- **AIM OF THE TASK**: Restate the records that follow word for word; no pictures should appear.

▼

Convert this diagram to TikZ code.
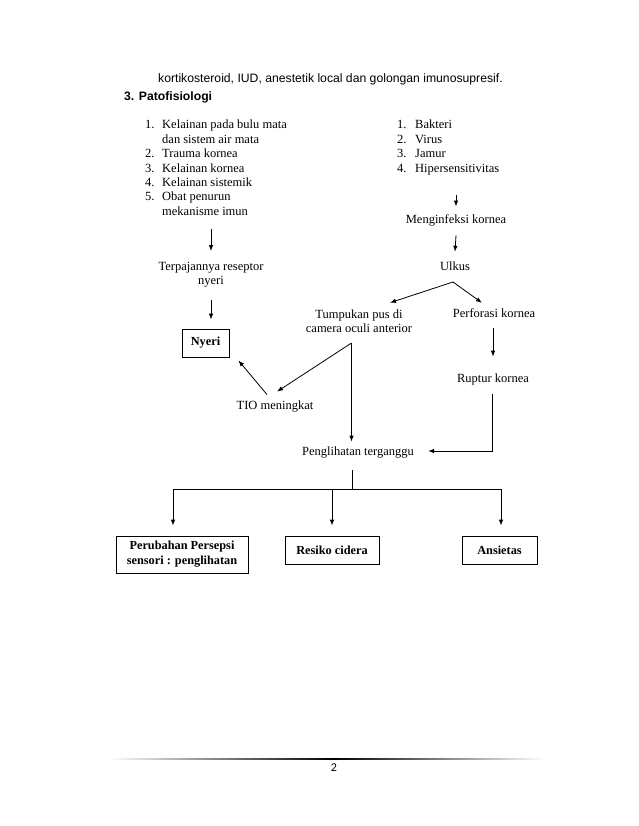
\documentclass[tikz,border=0pt]{standalone}
\usepackage{fontspec}
\setmainfont{Liberation Serif}
\newfontfamily\arialf{Liberation Sans}
\newfontfamily\calf{Carlito}
\usetikzlibrary{arrows.meta}
\begin{document}
\begin{tikzpicture}[x=1pt,y=-1pt,
  every node/.style={inner sep=0pt, font=\fontsize{12.5}{14.4}\selectfont},
  txt/.style={align=center},
  box/.style={draw, line width=0.8pt, align=center, font=\fontsize{12.3}{15}\selectfont\bfseries},
  arr/.style={line width=0.8pt, -{Latex[length=6pt,width=4.5pt]}},
  ln/.style={line width=0.8pt}]
\useasboundingbox[fill=white] (0,0) rectangle (638,826);
% heading text
\node[anchor=base west, font=\arialf\fontsize{12.2}{14}\selectfont] (h1) at (158,83)
  {kortikosteroid, IUD, anestetik local dan golongan imunosupresif.};
\node[anchor=base west, font=\arialf\fontsize{12.2}{14}\selectfont\bfseries] (h2) at (124,101)
  {3. Patofisiologi};
% lists
\node[anchor=base west] (listL) at (145,129) {\begin{tabular}[t]{@{}p{17pt}@{}l@{}}
1. & Kelainan pada bulu mata\\
   & dan sistem air mata\\
2. & Trauma kornea\\
3. & Kelainan kornea\\
4. & Kelainan sistemik\\
5. & Obat penurun\\
   & mekanisme imun
\end{tabular}};
\node[anchor=base west] (listR) at (397,129) {\begin{tabular}[t]{@{}p{18pt}@{}l@{}}
1. & Bakteri\\
2. & Virus\\
3. & Jamur\\
4. & Hipersensitivitas
\end{tabular}};
% text nodes
\node[txt] (infeksi) at (456,220) {Menginfeksi kornea};
\node[txt] (ulkus) at (455,266) {Ulkus};
\node[txt] (terpajan) at (211,275) {Terpajannya reseptor\\nyeri};
\node[txt] (tumpukan) at (359,321.5) {Tumpukan pus di\\camera oculi anterior};
\node[txt] (perforasi) at (494,313) {Perforasi kornea};
\node[box, minimum width=47pt, minimum height=28pt] (nyeri) at (205.5,343) {Nyeri};
\node[txt] (ruptur) at (493,379) {Ruptur kornea};
\node[txt] (tio) at (275,407) {TIO meningkat};
\node[txt] (lihat) at (358,453) {Penglihatan terganggu};
\node[box, minimum width=132pt, minimum height=37pt] (box1) at (182,554.5) {Perubahan Persepsi\\sensori : penglihatan};
\node[box, minimum width=94pt, minimum height=28pt] (box2) at (332,550) {Resiko cidera};
\node[box, minimum width=75pt, minimum height=28pt] (box3) at (499.5,550) {Ansietas};
\node[font=\calf\fontsize{12}{14}\selectfont] (pg) at (334,768) {2};
% footer rule
\shade[left color=white, right color=black] (108,758.6) rectangle (334,759.6);
\shade[left color=black, right color=white] (334,758.6) rectangle (545,759.6);
% connectors
\coordinate (tp) at (351.5,343);
\coordinate (us) at (453,282);
\coordinate (bus) at (352,489);
\draw[arr] ([yshift=-9pt]listL.south -| terpajan.north) -- ([yshift=11pt]terpajan.north);
\draw[arr] ([yshift=-18pt]listR.south -| infeksi.north) -- ([yshift=7.5pt]infeksi.north);
\draw[arr] ([yshift=-9.5pt]infeksi.south) -- ([yshift=9.7pt]ulkus.north);
\draw[ln] ([yshift=-11.7pt]ulkus.south -| us) -- (us);
\draw[arr] (us) -- ([xshift=31pt,yshift=7pt]tumpukan.north);
\draw[arr] (us) -- ([xshift=-12pt,yshift=5.5pt]perforasi.north);
\draw[arr] ([yshift=-12pt]terpajan.south -| terpajan.north) -- ([yshift=9pt]nyeri.north -| terpajan.north);
\draw[arr] ([yshift=-10.5pt]perforasi.south -| ruptur.north) -- ([yshift=16.5pt]ruptur.north);
\draw[arr] (tp) -- ([xshift=2pt,yshift=9.5pt]tio.north);
\draw[arr] (tp) -- ([yshift=5.5pt]lihat.north -| tp);
\draw[arr] ([xshift=-8pt,yshift=6.5pt]tio.north) -- ([xshift=9pt,yshift=-3pt]nyeri.south east);
\draw[arr] ([xshift=-1pt,yshift=-9pt]ruptur.south) |- ([xshift=14pt,yshift=2pt]lihat.east);
\draw[ln] ([yshift=-11.5pt]lihat.south -| bus) -- (bus);
\draw[ln] ([xshift=-9pt]box1.north |- bus) -- ([xshift=1.5pt]box3.north |- bus);
\draw[arr, shorten >=10pt] ([xshift=-9pt]box1.north |- bus) -- ([xshift=-9pt]box1.north);
\draw[arr, shorten >=10pt] (box2.north |- bus) -- (box2.north);
\draw[arr, shorten >=10pt] ([xshift=1.5pt]box3.north |- bus) -- ([xshift=1.5pt]box3.north);
\end{tikzpicture}
\end{document}
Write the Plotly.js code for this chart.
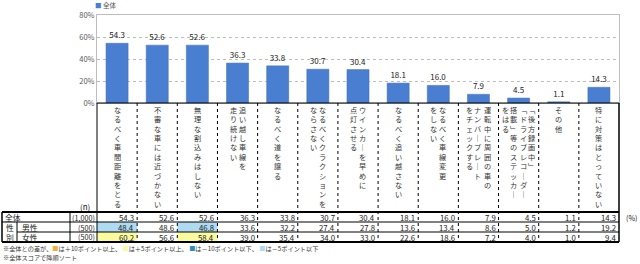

▲

- **SOLVED EXERCISE**:
Convert this diagram to TikZ code.
\documentclass[tikz,border=0pt]{standalone}
\usepackage{fontspec}
\setmainfont{Liberation Serif}
\newfontfamily\arialf{Liberation Sans}
\newfontfamily\calf{Carlito}
\usetikzlibrary{arrows.meta}
\begin{document}
\begin{tikzpicture}[x=1pt,y=-1pt,
  every node/.style={inner sep=0pt, font=\fontsize{12.5}{14.4}\selectfont},
  txt/.style={align=center},
  box/.style={draw, line width=0.8pt, align=center, font=\fontsize{12.3}{15}\selectfont\bfseries},
  arr/.style={line width=0.8pt, -{Latex[length=6pt,width=4.5pt]}},
  ln/.style={line width=0.8pt}]
\useasboundingbox[fill=white] (0,0) rectangle (638,826);
% heading text
\node[anchor=base west, font=\arialf\fontsize{12.2}{14}\selectfont] (h1) at (158,83)
  {kortikosteroid, IUD, anestetik local dan golongan imunosupresif.};
\node[anchor=base west, font=\arialf\fontsize{12.2}{14}\selectfont\bfseries] (h2) at (124,101)
  {3. Patofisiologi};
% lists
\node[anchor=base west] (listL) at (145,129) {\begin{tabular}[t]{@{}p{17pt}@{}l@{}}
1. & Kelainan pada bulu mata\\
   & dan sistem air mata\\
2. & Trauma kornea\\
3. & Kelainan kornea\\
4. & Kelainan sistemik\\
5. & Obat penurun\\
   & mekanisme imun
\end{tabular}};
\node[anchor=base west] (listR) at (397,129) {\begin{tabular}[t]{@{}p{18pt}@{}l@{}}
1. & Bakteri\\
2. & Virus\\
3. & Jamur\\
4. & Hipersensitivitas
\end{tabular}};
% text nodes
\node[txt] (infeksi) at (456,220) {Menginfeksi kornea};
\node[txt] (ulkus) at (455,266) {Ulkus};
\node[txt] (terpajan) at (211,275) {Terpajannya reseptor\\nyeri};
\node[txt] (tumpukan) at (359,321.5) {Tumpukan pus di\\camera oculi anterior};
\node[txt] (perforasi) at (494,313) {Perforasi kornea};
\node[box, minimum width=47pt, minimum height=28pt] (nyeri) at (205.5,343) {Nyeri};
\node[txt] (ruptur) at (493,379) {Ruptur kornea};
\node[txt] (tio) at (275,407) {TIO meningkat};
\node[txt] (lihat) at (358,453) {Penglihatan terganggu};
\node[box, minimum width=132pt, minimum height=37pt] (box1) at (182,554.5) {Perubahan Persepsi\\sensori : penglihatan};
\node[box, minimum width=94pt, minimum height=28pt] (box2) at (332,550) {Resiko cidera};
\node[box, minimum width=75pt, minimum height=28pt] (box3) at (499.5,550) {Ansietas};
\node[font=\calf\fontsize{12}{14}\selectfont] (pg) at (334,768) {2};
% footer rule
\shade[left color=white, right color=black] (108,758.6) rectangle (334,759.6);
\shade[left color=black, right color=white] (334,758.6) rectangle (545,759.6);
% connectors
\coordinate (tp) at (351.5,343);
\coordinate (us) at (453,282);
\coordinate (bus) at (352,489);
\draw[arr] ([yshift=-9pt]listL.south -| terpajan.north) -- ([yshift=11pt]terpajan.north);
\draw[arr] ([yshift=-18pt]listR.south -| infeksi.north) -- ([yshift=7.5pt]infeksi.north);
\draw[arr] ([yshift=-9.5pt]infeksi.south) -- ([yshift=9.7pt]ulkus.north);
\draw[ln] ([yshift=-11.7pt]ulkus.south -| us) -- (us);
\draw[arr] (us) -- ([xshift=31pt,yshift=7pt]tumpukan.north);
\draw[arr] (us) -- ([xshift=-12pt,yshift=5.5pt]perforasi.north);
\draw[arr] ([yshift=-12pt]terpajan.south -| terpajan.north) -- ([yshift=9pt]nyeri.north -| terpajan.north);
\draw[arr] ([yshift=-10.5pt]perforasi.south -| ruptur.north) -- ([yshift=16.5pt]ruptur.north);
\draw[arr] (tp) -- ([xshift=2pt,yshift=9.5pt]tio.north);
\draw[arr] (tp) -- ([yshift=5.5pt]lihat.north -| tp);
\draw[arr] ([xshift=-8pt,yshift=6.5pt]tio.north) -- ([xshift=9pt,yshift=-3pt]nyeri.south east);
\draw[arr] ([xshift=-1pt,yshift=-9pt]ruptur.south) |- ([xshift=14pt,yshift=2pt]lihat.east);
\draw[ln] ([yshift=-11.5pt]lihat.south -| bus) -- (bus);
\draw[ln] ([xshift=-9pt]box1.north |- bus) -- ([xshift=1.5pt]box3.north |- bus);
\draw[arr, shorten >=10pt] ([xshift=-9pt]box1.north |- bus) -- ([xshift=-9pt]box1.north);
\draw[arr, shorten >=10pt] (box2.north |- bus) -- (box2.north);
\draw[arr, shorten >=10pt] ([xshift=1.5pt]box3.north |- bus) -- ([xshift=1.5pt]box3.north);
\end{tikzpicture}
\end{document}
Write the Plotly.js code for this chart.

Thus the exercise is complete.